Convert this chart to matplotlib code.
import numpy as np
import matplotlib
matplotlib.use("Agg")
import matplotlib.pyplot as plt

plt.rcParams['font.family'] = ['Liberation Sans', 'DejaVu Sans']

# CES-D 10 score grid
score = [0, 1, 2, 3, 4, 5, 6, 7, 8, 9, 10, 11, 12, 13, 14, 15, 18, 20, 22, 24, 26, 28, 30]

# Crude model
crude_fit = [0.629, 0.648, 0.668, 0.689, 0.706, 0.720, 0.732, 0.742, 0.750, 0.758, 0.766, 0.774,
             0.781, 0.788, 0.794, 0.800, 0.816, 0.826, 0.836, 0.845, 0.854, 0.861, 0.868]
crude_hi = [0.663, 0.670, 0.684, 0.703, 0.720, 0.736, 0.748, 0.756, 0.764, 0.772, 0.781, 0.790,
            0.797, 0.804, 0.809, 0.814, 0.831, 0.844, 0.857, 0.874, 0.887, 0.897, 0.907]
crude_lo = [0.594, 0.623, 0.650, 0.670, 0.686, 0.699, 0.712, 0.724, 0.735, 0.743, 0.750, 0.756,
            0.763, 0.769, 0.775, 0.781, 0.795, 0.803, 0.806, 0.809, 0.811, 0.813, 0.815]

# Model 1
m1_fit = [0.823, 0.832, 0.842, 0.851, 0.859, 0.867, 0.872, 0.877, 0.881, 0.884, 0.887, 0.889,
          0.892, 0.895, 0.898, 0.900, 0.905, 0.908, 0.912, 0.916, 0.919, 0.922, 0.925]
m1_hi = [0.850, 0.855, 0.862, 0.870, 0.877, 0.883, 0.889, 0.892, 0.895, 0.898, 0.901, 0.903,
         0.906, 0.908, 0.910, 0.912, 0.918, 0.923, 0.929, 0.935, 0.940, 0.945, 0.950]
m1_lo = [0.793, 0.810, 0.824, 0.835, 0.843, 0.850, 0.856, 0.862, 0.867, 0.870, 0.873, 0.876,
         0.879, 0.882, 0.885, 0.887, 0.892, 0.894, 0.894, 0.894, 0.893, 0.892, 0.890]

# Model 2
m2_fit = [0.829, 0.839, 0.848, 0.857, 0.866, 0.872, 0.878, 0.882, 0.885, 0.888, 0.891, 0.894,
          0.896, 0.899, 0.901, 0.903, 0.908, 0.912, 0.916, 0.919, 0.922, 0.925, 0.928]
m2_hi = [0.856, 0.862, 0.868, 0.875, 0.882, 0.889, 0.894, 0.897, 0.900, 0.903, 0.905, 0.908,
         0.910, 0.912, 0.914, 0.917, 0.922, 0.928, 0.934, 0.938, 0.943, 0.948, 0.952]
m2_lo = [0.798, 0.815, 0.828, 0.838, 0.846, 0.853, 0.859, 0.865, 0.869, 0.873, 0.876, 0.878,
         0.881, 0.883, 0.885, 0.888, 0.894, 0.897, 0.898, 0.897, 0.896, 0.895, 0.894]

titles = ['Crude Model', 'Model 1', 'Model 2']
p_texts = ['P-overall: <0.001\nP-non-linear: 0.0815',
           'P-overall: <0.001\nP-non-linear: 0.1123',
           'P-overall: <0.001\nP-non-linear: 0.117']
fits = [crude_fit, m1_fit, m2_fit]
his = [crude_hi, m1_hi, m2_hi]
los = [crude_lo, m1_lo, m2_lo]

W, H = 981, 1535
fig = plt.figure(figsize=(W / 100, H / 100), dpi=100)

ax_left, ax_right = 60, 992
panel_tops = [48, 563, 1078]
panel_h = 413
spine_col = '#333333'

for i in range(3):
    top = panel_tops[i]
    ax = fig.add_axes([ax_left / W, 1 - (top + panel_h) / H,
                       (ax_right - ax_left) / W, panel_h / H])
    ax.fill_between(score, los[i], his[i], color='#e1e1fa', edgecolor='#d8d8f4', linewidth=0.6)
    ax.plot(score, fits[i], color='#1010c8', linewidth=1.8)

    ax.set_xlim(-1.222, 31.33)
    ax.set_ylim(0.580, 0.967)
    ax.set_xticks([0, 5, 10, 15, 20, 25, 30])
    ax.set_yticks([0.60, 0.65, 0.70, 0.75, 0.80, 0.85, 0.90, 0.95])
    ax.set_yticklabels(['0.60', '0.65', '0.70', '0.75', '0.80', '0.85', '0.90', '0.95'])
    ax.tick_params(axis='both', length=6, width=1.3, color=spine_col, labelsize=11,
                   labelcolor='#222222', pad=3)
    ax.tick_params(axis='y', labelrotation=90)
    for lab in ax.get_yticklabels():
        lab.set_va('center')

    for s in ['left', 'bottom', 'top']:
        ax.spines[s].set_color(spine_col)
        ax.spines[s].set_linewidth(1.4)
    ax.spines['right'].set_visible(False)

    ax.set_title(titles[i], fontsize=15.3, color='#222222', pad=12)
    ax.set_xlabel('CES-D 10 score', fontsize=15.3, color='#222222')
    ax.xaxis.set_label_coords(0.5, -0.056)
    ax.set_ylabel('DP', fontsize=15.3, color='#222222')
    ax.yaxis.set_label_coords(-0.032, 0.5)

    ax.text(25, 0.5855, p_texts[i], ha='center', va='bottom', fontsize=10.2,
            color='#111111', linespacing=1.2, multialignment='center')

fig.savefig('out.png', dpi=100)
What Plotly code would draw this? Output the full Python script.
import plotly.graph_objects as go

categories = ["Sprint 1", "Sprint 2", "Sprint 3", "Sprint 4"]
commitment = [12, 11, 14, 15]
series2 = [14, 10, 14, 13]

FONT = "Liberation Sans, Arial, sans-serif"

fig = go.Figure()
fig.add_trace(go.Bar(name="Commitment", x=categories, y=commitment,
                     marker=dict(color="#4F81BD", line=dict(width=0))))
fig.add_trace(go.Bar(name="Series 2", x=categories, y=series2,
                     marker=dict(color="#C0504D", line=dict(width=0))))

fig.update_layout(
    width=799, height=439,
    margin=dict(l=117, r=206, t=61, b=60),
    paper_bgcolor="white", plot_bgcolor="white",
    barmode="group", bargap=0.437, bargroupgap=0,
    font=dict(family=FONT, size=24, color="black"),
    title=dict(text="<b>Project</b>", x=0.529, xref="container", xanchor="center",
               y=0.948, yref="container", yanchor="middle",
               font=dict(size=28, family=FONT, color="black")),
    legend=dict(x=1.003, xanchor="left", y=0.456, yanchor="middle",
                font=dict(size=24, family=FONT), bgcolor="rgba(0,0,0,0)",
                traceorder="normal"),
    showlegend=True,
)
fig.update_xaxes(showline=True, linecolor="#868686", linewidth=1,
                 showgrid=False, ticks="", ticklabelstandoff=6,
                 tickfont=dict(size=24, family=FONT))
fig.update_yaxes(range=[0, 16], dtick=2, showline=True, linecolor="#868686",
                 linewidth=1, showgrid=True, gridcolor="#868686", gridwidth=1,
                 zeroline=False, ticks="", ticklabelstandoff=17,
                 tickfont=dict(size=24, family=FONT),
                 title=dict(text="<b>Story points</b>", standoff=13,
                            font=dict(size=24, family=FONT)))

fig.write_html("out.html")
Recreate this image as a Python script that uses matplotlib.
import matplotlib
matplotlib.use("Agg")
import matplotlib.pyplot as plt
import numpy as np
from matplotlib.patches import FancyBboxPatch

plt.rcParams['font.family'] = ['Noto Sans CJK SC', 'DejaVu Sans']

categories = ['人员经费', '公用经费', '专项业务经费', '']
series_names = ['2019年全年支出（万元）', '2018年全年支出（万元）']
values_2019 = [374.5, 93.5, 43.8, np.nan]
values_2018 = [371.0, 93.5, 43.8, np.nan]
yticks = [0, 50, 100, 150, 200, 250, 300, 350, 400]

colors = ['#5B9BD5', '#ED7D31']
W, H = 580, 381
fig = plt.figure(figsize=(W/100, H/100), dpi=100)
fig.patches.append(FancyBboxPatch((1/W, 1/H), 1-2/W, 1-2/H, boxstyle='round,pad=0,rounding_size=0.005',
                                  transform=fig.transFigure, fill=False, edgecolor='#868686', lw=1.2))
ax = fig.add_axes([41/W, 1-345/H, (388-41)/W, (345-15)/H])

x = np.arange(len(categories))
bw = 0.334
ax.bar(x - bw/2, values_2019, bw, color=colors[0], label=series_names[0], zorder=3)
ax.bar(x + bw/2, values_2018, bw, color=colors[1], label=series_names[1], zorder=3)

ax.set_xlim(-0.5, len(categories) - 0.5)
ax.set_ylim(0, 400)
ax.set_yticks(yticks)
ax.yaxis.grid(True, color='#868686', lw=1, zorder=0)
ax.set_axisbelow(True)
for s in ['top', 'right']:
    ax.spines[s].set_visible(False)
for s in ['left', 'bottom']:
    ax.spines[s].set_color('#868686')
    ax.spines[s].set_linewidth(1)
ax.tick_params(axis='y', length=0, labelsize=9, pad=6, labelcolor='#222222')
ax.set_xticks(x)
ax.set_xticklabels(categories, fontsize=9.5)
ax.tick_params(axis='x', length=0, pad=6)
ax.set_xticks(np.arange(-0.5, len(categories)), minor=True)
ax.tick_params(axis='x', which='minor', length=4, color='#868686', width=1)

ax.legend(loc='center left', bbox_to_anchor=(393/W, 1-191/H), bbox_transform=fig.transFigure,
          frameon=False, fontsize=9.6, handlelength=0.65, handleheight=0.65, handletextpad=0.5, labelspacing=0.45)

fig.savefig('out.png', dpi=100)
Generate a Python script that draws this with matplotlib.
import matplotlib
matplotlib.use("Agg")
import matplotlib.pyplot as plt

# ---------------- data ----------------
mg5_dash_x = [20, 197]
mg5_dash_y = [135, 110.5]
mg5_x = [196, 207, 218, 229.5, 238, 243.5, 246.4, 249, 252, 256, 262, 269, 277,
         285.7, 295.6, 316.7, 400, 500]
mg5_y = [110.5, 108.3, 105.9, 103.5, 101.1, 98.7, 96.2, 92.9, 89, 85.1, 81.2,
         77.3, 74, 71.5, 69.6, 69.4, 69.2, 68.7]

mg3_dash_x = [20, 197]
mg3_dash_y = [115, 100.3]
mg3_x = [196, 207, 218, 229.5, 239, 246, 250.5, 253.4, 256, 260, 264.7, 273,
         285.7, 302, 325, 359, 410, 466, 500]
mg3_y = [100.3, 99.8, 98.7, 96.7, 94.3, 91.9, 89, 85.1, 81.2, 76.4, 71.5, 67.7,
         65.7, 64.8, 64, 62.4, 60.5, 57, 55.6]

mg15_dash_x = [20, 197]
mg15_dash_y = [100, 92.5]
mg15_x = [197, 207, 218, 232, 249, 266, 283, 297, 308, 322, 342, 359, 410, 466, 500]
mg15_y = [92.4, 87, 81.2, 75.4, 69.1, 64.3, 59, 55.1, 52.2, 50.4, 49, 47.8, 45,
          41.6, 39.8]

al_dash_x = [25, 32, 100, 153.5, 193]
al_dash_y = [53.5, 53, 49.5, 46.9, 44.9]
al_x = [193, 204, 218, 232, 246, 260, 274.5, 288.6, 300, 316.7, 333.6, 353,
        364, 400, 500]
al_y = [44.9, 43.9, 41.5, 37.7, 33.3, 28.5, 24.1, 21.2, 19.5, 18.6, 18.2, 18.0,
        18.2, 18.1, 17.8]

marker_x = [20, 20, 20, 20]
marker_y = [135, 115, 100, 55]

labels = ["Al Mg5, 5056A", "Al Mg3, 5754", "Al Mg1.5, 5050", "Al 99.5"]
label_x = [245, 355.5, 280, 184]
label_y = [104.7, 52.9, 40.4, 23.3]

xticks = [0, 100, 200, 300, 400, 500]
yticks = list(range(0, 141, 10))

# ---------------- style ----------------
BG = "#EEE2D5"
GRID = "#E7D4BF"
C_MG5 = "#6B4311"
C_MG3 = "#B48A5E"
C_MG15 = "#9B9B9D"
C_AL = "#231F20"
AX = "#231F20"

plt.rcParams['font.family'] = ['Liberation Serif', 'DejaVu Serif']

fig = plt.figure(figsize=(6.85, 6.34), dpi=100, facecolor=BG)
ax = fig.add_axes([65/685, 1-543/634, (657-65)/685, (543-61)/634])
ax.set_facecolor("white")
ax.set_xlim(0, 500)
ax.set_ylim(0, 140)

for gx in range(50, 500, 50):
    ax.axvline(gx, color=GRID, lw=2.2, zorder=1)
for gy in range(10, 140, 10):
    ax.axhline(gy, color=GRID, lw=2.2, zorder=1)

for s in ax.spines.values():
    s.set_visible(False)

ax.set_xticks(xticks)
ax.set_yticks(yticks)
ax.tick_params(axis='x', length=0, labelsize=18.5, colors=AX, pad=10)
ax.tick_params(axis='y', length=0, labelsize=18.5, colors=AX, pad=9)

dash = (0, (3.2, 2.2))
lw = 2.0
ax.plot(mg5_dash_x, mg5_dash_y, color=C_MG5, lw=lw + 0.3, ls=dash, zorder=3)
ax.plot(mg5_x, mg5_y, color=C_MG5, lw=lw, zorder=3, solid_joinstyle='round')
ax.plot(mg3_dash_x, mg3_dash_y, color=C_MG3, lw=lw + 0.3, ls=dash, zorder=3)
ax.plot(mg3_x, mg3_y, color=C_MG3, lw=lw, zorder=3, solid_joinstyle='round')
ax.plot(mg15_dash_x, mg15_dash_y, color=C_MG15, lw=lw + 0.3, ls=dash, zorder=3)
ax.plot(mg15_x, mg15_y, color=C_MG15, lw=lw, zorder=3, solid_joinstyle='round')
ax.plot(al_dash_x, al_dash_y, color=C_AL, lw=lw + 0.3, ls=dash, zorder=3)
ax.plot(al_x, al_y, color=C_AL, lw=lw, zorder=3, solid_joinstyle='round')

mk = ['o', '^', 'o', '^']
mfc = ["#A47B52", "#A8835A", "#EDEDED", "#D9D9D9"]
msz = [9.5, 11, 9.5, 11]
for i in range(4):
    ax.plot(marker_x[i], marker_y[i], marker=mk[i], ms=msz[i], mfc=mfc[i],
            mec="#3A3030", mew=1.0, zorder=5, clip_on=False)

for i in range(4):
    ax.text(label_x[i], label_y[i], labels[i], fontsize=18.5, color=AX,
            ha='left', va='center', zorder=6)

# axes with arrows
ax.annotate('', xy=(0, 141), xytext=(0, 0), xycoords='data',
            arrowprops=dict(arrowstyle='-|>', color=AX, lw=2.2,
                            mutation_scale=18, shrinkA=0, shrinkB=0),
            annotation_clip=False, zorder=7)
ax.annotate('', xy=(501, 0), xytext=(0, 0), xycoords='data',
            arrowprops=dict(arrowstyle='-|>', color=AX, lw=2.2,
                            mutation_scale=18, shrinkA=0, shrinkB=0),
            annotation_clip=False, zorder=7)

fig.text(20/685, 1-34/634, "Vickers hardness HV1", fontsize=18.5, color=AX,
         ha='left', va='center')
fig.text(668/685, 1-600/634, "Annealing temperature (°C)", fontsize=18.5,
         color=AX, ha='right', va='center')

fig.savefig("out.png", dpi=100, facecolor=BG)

▬▬▬

Your objective ->
Retype the portion of the data above that starts on the line with "Generate a Python" and finishes on the line with "65.7, 64.8, 64, 62.4, 60.5, 57, 55.6]", including both of those lines.

Correct answer ->
Generate a Python script that draws this with matplotlib.
import matplotlib
matplotlib.use("Agg")
import matplotlib.pyplot as plt

# ---------------- data ----------------
mg5_dash_x = [20, 197]
mg5_dash_y = [135, 110.5]
mg5_x = [196, 207, 218, 229.5, 238, 243.5, 246.4, 249, 252, 256, 262, 269, 277,
         285.7, 295.6, 316.7, 400, 500]
mg5_y = [110.5, 108.3, 105.9, 103.5, 101.1, 98.7, 96.2, 92.9, 89, 85.1, 81.2,
         77.3, 74, 71.5, 69.6, 69.4, 69.2, 68.7]

mg3_dash_x = [20, 197]
mg3_dash_y = [115, 100.3]
mg3_x = [196, 207, 218, 229.5, 239, 246, 250.5, 253.4, 256, 260, 264.7, 273,
         285.7, 302, 325, 359, 410, 466, 500]
mg3_y = [100.3, 99.8, 98.7, 96.7, 94.3, 91.9, 89, 85.1, 81.2, 76.4, 71.5, 67.7,
         65.7, 64.8, 64, 62.4, 60.5, 57, 55.6]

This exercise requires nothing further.